For most Tacoma homeowners, LVP is the lower-risk choice — especially for slab-on-grade, below-grade, kitchen, bathroom, laundry, or homes without whole-house humidity control. LVP is waterproof, dimensionally stable across Tacoma's humidity range, durable (commercial-grade LVP with a 12-mil wear layer handles Tacoma's heavy boot traffic from wet weather), and significantly less expensive. Engineered hardwood is the better choice when you want a real wood surface, your home maintains consistent indoor humidity (40–55% RH year-round), you have verified low subfloor moisture, and you have a properly conditioned crawl space or vapor-barriered slab. At Tacoma's current installed prices, LVP runs $5,000–$10,000 less than engineered hardwood for a 1,000 sq ft installation.
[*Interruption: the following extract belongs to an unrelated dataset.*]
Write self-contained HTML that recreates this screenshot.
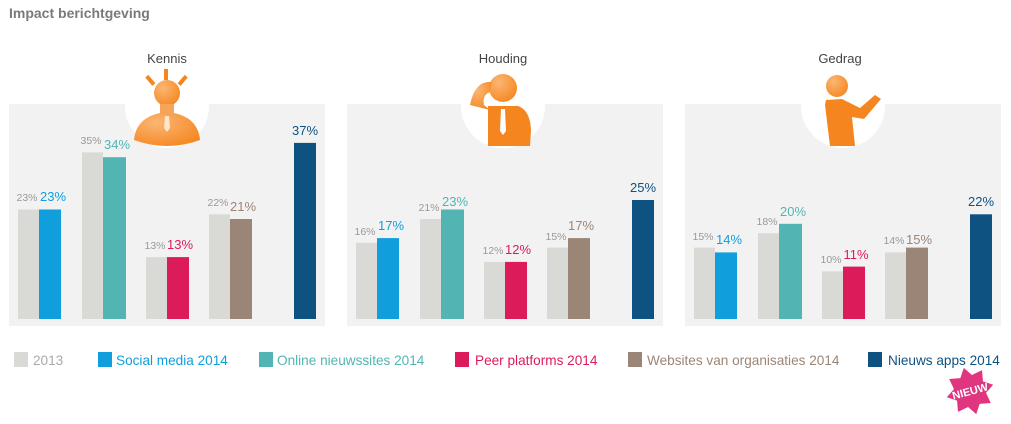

For the Tacoma market specifically, the NWFA-trained contractors consistently recommend LVP for new construction and renovation projects on slab foundations — engineered hardwood for remodels in North Tacoma historic homes where the housing market premium justifies the higher material cost.
Add 1–2 days for significant subfloor prep (leveling, squeaks, moisture mitigation). Tacoma flooring contractors are typically booked 2–4 weeks out in spring and fall; summer and winter have more availability. Schedule your project at least 3 weeks in advance for WA L&I registered contractors with strong local references.